Debt is on a record run. Global debt levels are higher than ever before. In its November Debt Monitor the Institute of International Finance (IIF) reported that global debt hit a record high of over $250 trillion, estimating that the bulk of global debt comes at the account of companies and sovereigns. China and the US in particular leading the way. Record-low interest rates have made it extremely easy to borrow more money.
The International Monetary Fund (IMF) last month escalated its warnings about high levels of risky corporate debt. The IMF warned that almost 40%, or around $19 trillion, of the corporate debt in major economies such as the U.S., China, Japan, Germany, Britain, France, Italy and Spain was at risk of default in the event of another global economic downturn. Where the IMF defined debt 'at risk' when firm's earnings would no longer cover the cost of their interest expenses.
The IMF also warned that the outlook for firms has weakened despite the very low interest costs. Debt has risen and is increasingly used for financial risk-taking—to fund corporate payouts to investors, as well as mergers and acquisitions (M&A).
Exposures to small and medium-sized enterprises (SMEs), syndicated leveraged loans, direct credit, and high-yield corporate bonds are particularly at risk. And banks holding such positions on their balance sheets are susceptible to losses in the scenario of an economic downturn.
Following the 2008 economic crisis banks have been subject to stability enhancing regulations. Under this mandate the EU finalized the prudential backstop regulation for banks holding non-performing loans (NPL’s) in April 2019.
The new rules introduce a ‘prudential backstop’, a minimum loss coverage for the amount of money banks need to set aside to cover losses caused by future loans that turn non-performing. Under these rules a loan with become non-performing when no payment has been made for a period of 90 days. Banks will then need to set aside more capital on the assumption that the loan will not be paid back. The level of coverage required depends whether the loan has collateral against it and the time it has been non-performing.
Per the Basel III objective this will increase the banks resilience. It will also make it much more expensive for banks to hold bad debts or NPL’s on their balance sheets.
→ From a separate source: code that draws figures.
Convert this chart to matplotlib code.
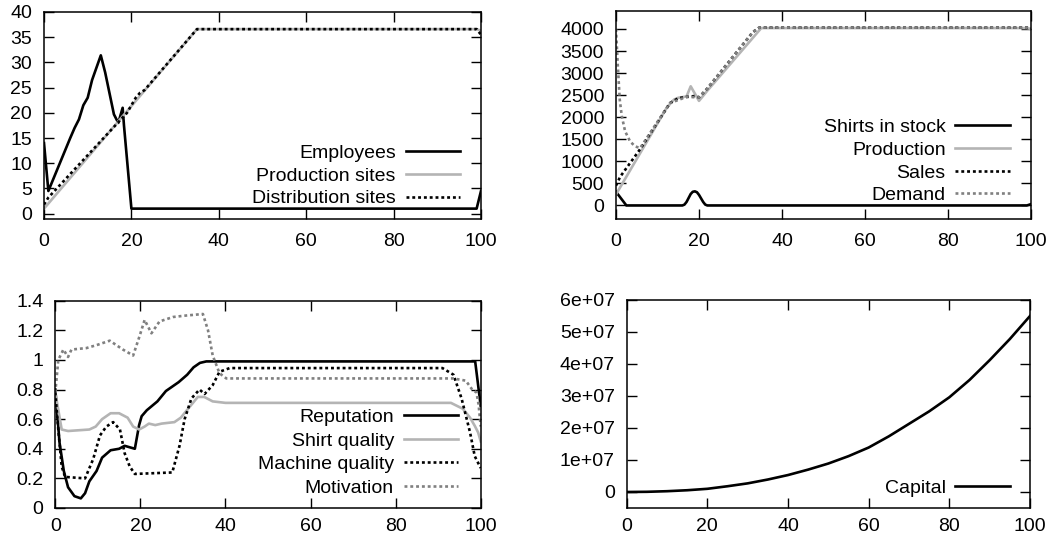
import matplotlib
matplotlib.use("Agg")
import matplotlib.pyplot as plt

plt.rcParams['font.family'] = ['Liberation Sans', 'DejaVu Sans']
plt.rcParams['font.size'] = 14

# --- staff and sites ---
emp_x = [0, 1, 6, 7, 8, 9, 10, 11, 13, 14, 16, 17, 18, 18.3, 20, 99, 100]
emp_y = [14, 4.5, 15, 17, 18.7, 21.5, 23, 26.5, 31.4, 28, 19.7, 18, 21, 17.5, 1, 1, 4.5]
psite_x = [0, 35, 99, 100]
psite_y = [1, 36.6, 36.6, 36.3]
dsite_x = [0, 1, 19, 20, 21, 22, 23, 35, 99, 100]
dsite_y = [1.8, 3.2, 20, 21.5, 23, 24, 24.5, 36.6, 36.6, 35.5]

# --- shirts ---
stock_x = [0, 2.5, 16, 16.5, 17, 17.5, 18, 18.5, 19, 19.5, 20, 20.5, 21, 21.5, 22, 99, 100]
stock_y = [310, 0, 0, 20, 80, 170, 260, 310, 320, 300, 240, 160, 80, 20, 0, 0, 30]
prod_x = [0, 12, 13, 14, 15, 17, 18, 20, 22, 35, 99, 100]
prod_y = [250, 2180, 2300, 2400, 2440, 2470, 2700, 2370, 2600, 4020, 4020, 4000]
sales_x = [0, 1, 6, 13, 15, 17, 19, 20, 21, 22, 33, 34.5, 99, 100]
sales_y = [450, 650, 1300, 2320, 2430, 2460, 2480, 2450, 2550, 2650, 3930, 4030, 4030, 4020]
demand_x = [0, 0.4, 0.9, 1.4, 2.2, 3.4, 4.6, 5.8, 13, 17, 20, 22, 33, 34.5, 99, 100]
demand_y = [4000, 3230, 2400, 2020, 1680, 1450, 1340, 1300, 2320, 2460, 2450, 2650, 3930, 4030, 4030, 4000]

# --- quality indicators ---
rep_x = [0, 1, 2, 3, 4.5, 6, 7, 8, 9.7, 11, 13, 15, 16.3, 18.7, 19.7, 20.3, 21.5, 24, 26, 29, 31,
         32.5, 34, 35.5, 98.7, 100]
rep_y = [0.80, 0.44, 0.25, 0.14, 0.08, 0.065, 0.10, 0.18, 0.25, 0.34, 0.39, 0.40, 0.42, 0.40, 0.56,
         0.62, 0.66, 0.72, 0.79, 0.85, 0.90, 0.95, 0.98, 0.99, 0.99, 0.69]
sq_x = [0, 1.5, 3, 8, 9.5, 11, 13, 15, 17, 18.3, 19.7, 21, 22, 23.5, 25, 28, 29.5, 31.5, 33.5, 35,
        37, 40, 93, 95.8, 97.5, 98.6, 99.4, 100]
sq_y = [0.78, 0.53, 0.52, 0.53, 0.55, 0.60, 0.64, 0.64, 0.61, 0.55, 0.53, 0.55, 0.57, 0.56, 0.57,
        0.58, 0.61, 0.68, 0.75, 0.75, 0.72, 0.71, 0.71, 0.67, 0.61, 0.555, 0.51, 0.45]
mq_x = [0, 0.7, 1.5, 2.3, 7, 8.9, 10.5, 12, 13.6, 15.2, 16.3, 17.5, 18.7, 27.5, 29.2, 30.4, 32,
        33.9, 35.1, 37, 38.6, 41, 91, 93.6, 95.5, 97.5, 98.6, 100]
mq_y = [0.78, 0.53, 0.28, 0.21, 0.20, 0.33, 0.49, 0.55, 0.58, 0.53, 0.37, 0.28, 0.23, 0.24, 0.42,
        0.60, 0.74, 0.80, 0.77, 0.83, 0.92, 0.945, 0.945, 0.90, 0.74, 0.51, 0.35, 0.27]
mot_x = [0, 0.7, 1.9, 3, 3.8, 7.3, 9.7, 12.8, 15.9, 18.3, 19.8, 21, 22.6, 24.5, 27.7, 30.8, 34.7,
         35.9, 37, 38.6, 40.2, 93.5, 96.5, 98, 99, 99.5, 100]
mot_y = [0.78, 1.0, 1.07, 1.02, 1.07, 1.08, 1.10, 1.13, 1.07, 1.03, 1.16, 1.27, 1.18, 1.26, 1.29,
         1.30, 1.31, 1.20, 1.03, 0.91, 0.875, 0.875, 0.86, 0.80, 0.78, 0.70, 0.55]

# --- money ---
cap_x = [0, 5, 10, 15, 20, 25, 30, 35, 40, 45, 50, 55, 60, 65, 70, 75, 80, 85, 90, 95, 100]
cap_y = [0, 0.06e6, 0.25e6, 0.55e6, 1.0e6, 1.8e6, 2.7e6, 3.9e6, 5.3e6, 7.0e6, 8.9e6, 11.2e6,
         13.9e6, 17.4e6, 21.3e6, 25.2e6, 29.6e6, 35.0e6, 41.2e6, 47.8e6, 55.0e6]

x_ticks = [0, 20, 40, 60, 80, 100]

BLACK = '#000000'
LGRAY = '#b4b4b4'
DGRAY = '#808080'
LW = 1.9
DOTS = (0, (1.1, 1.1))


def style(ax, ylim, yticks, xpad):
    ax.set_xlim(0, 100)
    ax.set_ylim(*ylim)
    ax.set_xticks(x_ticks)
    ax.set_yticks(yticks)
    ax.tick_params(direction='in', length=7, width=1.0, top=True, right=True, labelsize=14)
    ax.tick_params(axis='x', pad=xpad)
    ax.tick_params(axis='y', pad=8.5)
    for s in ax.spines.values():
        s.set_linewidth(1.1)


def key(ax, x, y, spacing):
    ax.legend(loc='lower right', bbox_to_anchor=(x, y), frameon=False, markerfirst=False,
              handlelength=2.8, handletextpad=0.5, labelspacing=spacing,
              borderpad=0, borderaxespad=0, fontsize=14)


fig = plt.figure(figsize=(10.52, 5.46), dpi=100)
W, H = 1052, 546
ax1 = fig.add_axes([44 / W, 1 - 218.7 / H, (481 - 44) / W, (218.7 - 12) / H])
ax2 = fig.add_axes([616 / W, 1 - 218.7 / H, (1031 - 616) / W, (218.7 - 11.3) / H])
ax3 = fig.add_axes([55.3 / W, 1 - 508 / H, (480.7 - 55.3) / W, (508 - 300.7) / H])
ax4 = fig.add_axes([626.7 / W, 1 - 508 / H, (1030 - 626.7) / W, (508 - 300) / H])

ax1.plot(emp_x, emp_y, color=BLACK, lw=LW, label='Employees')
ax1.plot(psite_x, psite_y, color=LGRAY, lw=LW, label='Production sites')
ax1.plot(dsite_x, dsite_y, color=BLACK, lw=LW, ls=DOTS, label='Distribution sites')
style(ax1, (-1, 40), range(0, 41, 5), 10)
key(ax1, 0.952, 0.055, 0.26)

ax2.plot(stock_x, stock_y, color=BLACK, lw=LW, label='Shirts in stock')
ax2.plot(prod_x, prod_y, color=LGRAY, lw=LW, label='Production')
ax2.plot(sales_x, sales_y, color=BLACK, lw=LW, ls=DOTS, label='Sales')
ax2.plot(demand_x, demand_y, color=DGRAY, lw=LW, ls=DOTS, label='Demand')
style(ax2, (-300, 4400), range(0, 4001, 500), 10)
key(ax2, 0.949, 0.07, 0.26)

ax3.plot(rep_x, rep_y, color=BLACK, lw=LW, label='Reputation')
ax3.plot(sq_x, sq_y, color=LGRAY, lw=LW, label='Shirt quality')
ax3.plot(mq_x, mq_y, color=BLACK, lw=LW, ls=DOTS, label='Machine quality')
ax3.plot(mot_x, mot_y, color=DGRAY, lw=LW, ls=DOTS, label='Motivation')
style(ax3, (0, 1.4), [0, 0.2, 0.4, 0.6, 0.8, 1, 1.2, 1.4], 7.5)
ax3.set_yticklabels(['0', '0.2', '0.4', '0.6', '0.8', '1', '1.2', '1.4'])
key(ax3, 0.947, 0.055, 0.3)

ax4.plot(cap_x, cap_y, color=BLACK, lw=LW, label='Capital')
style(ax4, (-5e6, 6e7), [0, 1e7, 2e7, 3e7, 4e7, 5e7, 6e7], 7.5)
ax4.set_yticklabels(['0', '1e+07', '2e+07', '3e+07', '4e+07', '5e+07', '6e+07'])
key(ax4, 0.950, 0.055, 0.3)

fig.savefig('out.png', dpi=100)
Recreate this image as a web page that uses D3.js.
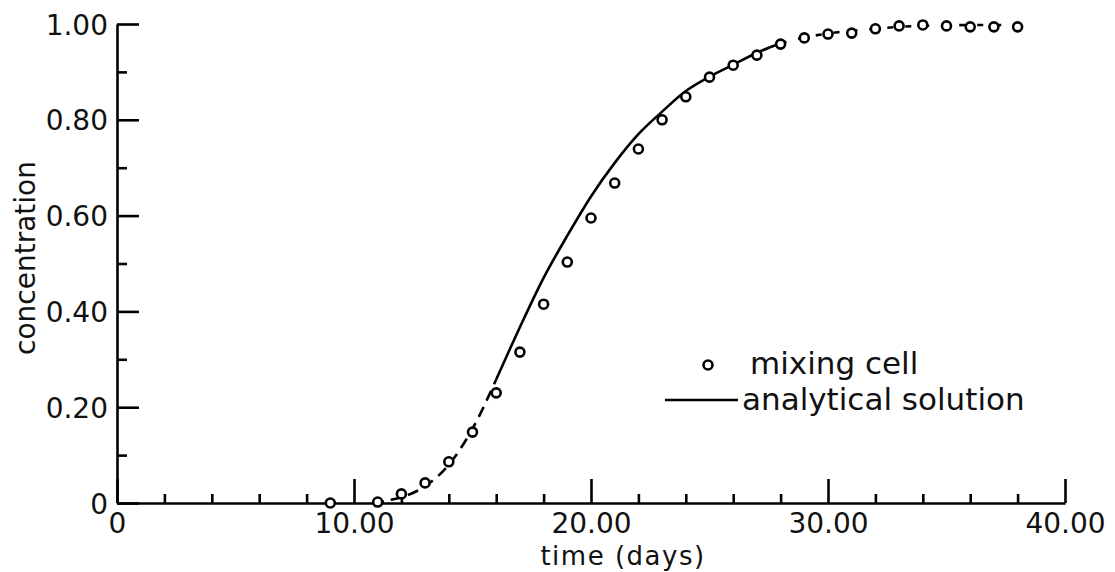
<!DOCTYPE html>
<html>
<head>
<meta charset="utf-8">
<script src="https://cdn.jsdelivr.net/npm/d3@7"></script>
<style>
  body { margin: 0; background: #fff; }
  svg { display: block; font-family: 'DejaVu Sans', sans-serif; }
</style>
</head>
<body>
<div id="vis"></div>
<script>
// mixing cell results (days, concentration)
const cellDays = [9, 11, 12, 13, 14, 15, 16, 17, 18, 19, 20, 21, 22, 23, 24, 25, 26, 27, 28, 29, 30, 31, 32, 33, 34, 35, 36, 37, 38];
const cellConc = [0, 0.002, 0.019, 0.042, 0.086, 0.148, 0.23, 0.315, 0.415, 0.503, 0.595, 0.668, 0.739, 0.80, 0.848, 0.889, 0.914, 0.935, 0.958, 0.971, 0.979, 0.981, 0.99, 0.996, 0.998, 0.996, 0.994, 0.994, 0.994];

// analytical solution
const solDays = [10.8, 11.5, 12, 13, 14, 15, 16, 17, 18, 19, 20, 21, 22, 23, 24, 25, 26, 27, 28, 29, 30, 31, 32, 33, 34, 35, 36, 37, 38];
const solConc = [0, 0.006, 0.012, 0.035, 0.08, 0.155, 0.258, 0.367, 0.47, 0.558, 0.64, 0.71, 0.77, 0.817, 0.86, 0.89, 0.915, 0.94, 0.96, 0.972, 0.98, 0.986, 0.99, 0.994, 0.996, 0.997, 0.998, 0.998, 0.998];

const xMajor = [0, 10, 20, 30, 40];
const xMinor = [2, 4, 6, 8, 12, 14, 16, 18, 22, 24, 26, 28, 32, 34, 36, 38];
const yMajor = [0, 0.2, 0.4, 0.6, 0.8, 1.0];
const yMinor = [0.1, 0.3, 0.5, 0.7, 0.9];

const W = 1115, H = 572;
const svg = d3.select('#vis').append('svg').attr('width', W).attr('height', H);

const x = d3.scaleLinear().domain([0, 40]).range([117, 1065]);
const y = d3.scaleLinear().domain([0, 1]).range([503, 24]);

const fmt = d => d === 0 ? '0' : d3.format('.2f')(d);

// y axis, ticks pointing inward
const gy = svg.append('g').attr('transform', `translate(${x(0)},0)`)
  .call(d3.axisLeft(y).tickValues(yMajor).tickFormat(fmt).tickSizeInner(-22).tickSizeOuter(0).tickPadding(9));
svg.append('g').attr('transform', `translate(${x(0)},0)`)
  .call(d3.axisLeft(y).tickValues(yMinor).tickFormat('').tickSizeInner(-10).tickSizeOuter(0))
  .select('.domain').remove();

// x axis
const gx = svg.append('g').attr('transform', `translate(0,${y(0)})`)
  .call(d3.axisBottom(x).tickValues(xMajor).tickFormat(fmt).tickSizeInner(-24).tickSizeOuter(0).tickPadding(10));
svg.append('g').attr('transform', `translate(0,${y(0)})`)
  .call(d3.axisBottom(x).tickValues(xMinor).tickFormat('').tickSizeInner(-9).tickSizeOuter(0))
  .select('.domain').remove();

svg.selectAll('.domain, .tick line').attr('stroke', '#000').attr('stroke-width', 2.6);
svg.selectAll('.tick text').attr('font-size', 28).attr('font-family', 'DejaVu Sans').attr('fill', '#111');
gy.selectAll('.tick text').attr('dy', '0.36em');
gx.selectAll('.tick text').attr('dy', '0.71em');

// axis titles
svg.append('text')
  .attr('x', 623).attr('y', 565)
  .attr('text-anchor', 'middle')
  .attr('font-size', 26)
  .attr('letter-spacing', 1.5)
  .attr('fill', '#111')
  .text('time (days)');

svg.append('text')
  .attr('transform', 'translate(35,258) rotate(-90)')
  .attr('text-anchor', 'middle')
  .attr('font-size', 28)
  .attr('fill', '#111')
  .text('concentration');

// analytical solution, drawn in pieces like the original plot
const sol = solDays.map((d, i) => ({ t: d, c: solConc[i] }));
const line = d3.line().x(d => x(d.t)).y(d => y(d.c)).curve(d3.curveMonotoneX);

const pieces = [
  { data: sol.filter(d => d.t <= 16), dash: '11,7' },
  { data: sol.filter(d => d.t >= 16 && d.t <= 28), dash: null },
  { data: sol.filter(d => d.t >= 28), dash: '6,12' }
];
pieces.forEach(p => {
  svg.append('path')
    .attr('d', line(p.data))
    .attr('fill', 'none')
    .attr('stroke', '#000')
    .attr('stroke-width', 2.6)
    .attr('stroke-dasharray', p.dash);
});

// mixing cell points
svg.append('g').selectAll('circle')
  .data(cellDays.map((d, i) => ({ t: d, c: cellConc[i] })))
  .enter().append('circle')
  .attr('cx', d => x(d.t))
  .attr('cy', d => y(d.c))
  .attr('r', 4.5)
  .attr('fill', '#fff')
  .attr('stroke', '#000')
  .attr('stroke-width', 2.6);

// legend
const lg = svg.append('g');
lg.append('circle').attr('cx', 708).attr('cy', 365).attr('r', 4.5)
  .attr('fill', '#fff').attr('stroke', '#000').attr('stroke-width', 2.6);
lg.append('text').attr('x', 750).attr('y', 374).attr('font-size', 31).attr('fill', '#111').text('mixing cell');
lg.append('line').attr('x1', 665).attr('x2', 738).attr('y1', 400).attr('y2', 400)
  .attr('stroke', '#000').attr('stroke-width', 2.6);
lg.append('text').attr('x', 742).attr('y', 410).attr('font-size', 31).attr('fill', '#111').text('analytical solution');
</script>
</body>
</html>
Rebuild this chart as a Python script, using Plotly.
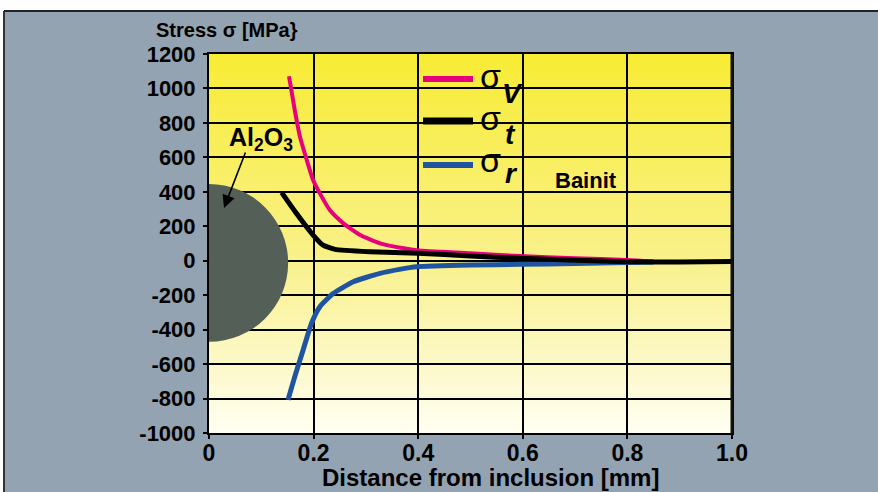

Already are we seeing increasing activity in the market with banks exploring alternatives for these positions.
In 2020 the Netherlands finally catches up with international restructuring laws by implementing the WHOA (in Dutch “Wet Homologatie Onderhands Akkoord”). This new legislation legally enforces private restructuring plans for companies on the verge of insolvency.
Grounded in the effective economic position parties would have in case of bankruptcy it allows these parties to implement a restructuring plan that becomes binding on all parties involved, including those who oppose the plan.It is the Dutch equivalent of the UK Scheme of Arrangement and the US Chapter 11. The draft bill could become effective in Q2 2020.
Subject to fairness principles it will greatly enhance the ability of debt holders and companies to effectuate a restructuring plan. The WHOA will reduce the ability of dissenting minorities or equity holders to frustrate a restructuring process. A restructuring plan can be accepted and enforced by court even if these stakeholders do not agree. It is not an insolvency procedure, which means that management remains in charge of the company throughout the WHOA process (‘debtor-in-possession’).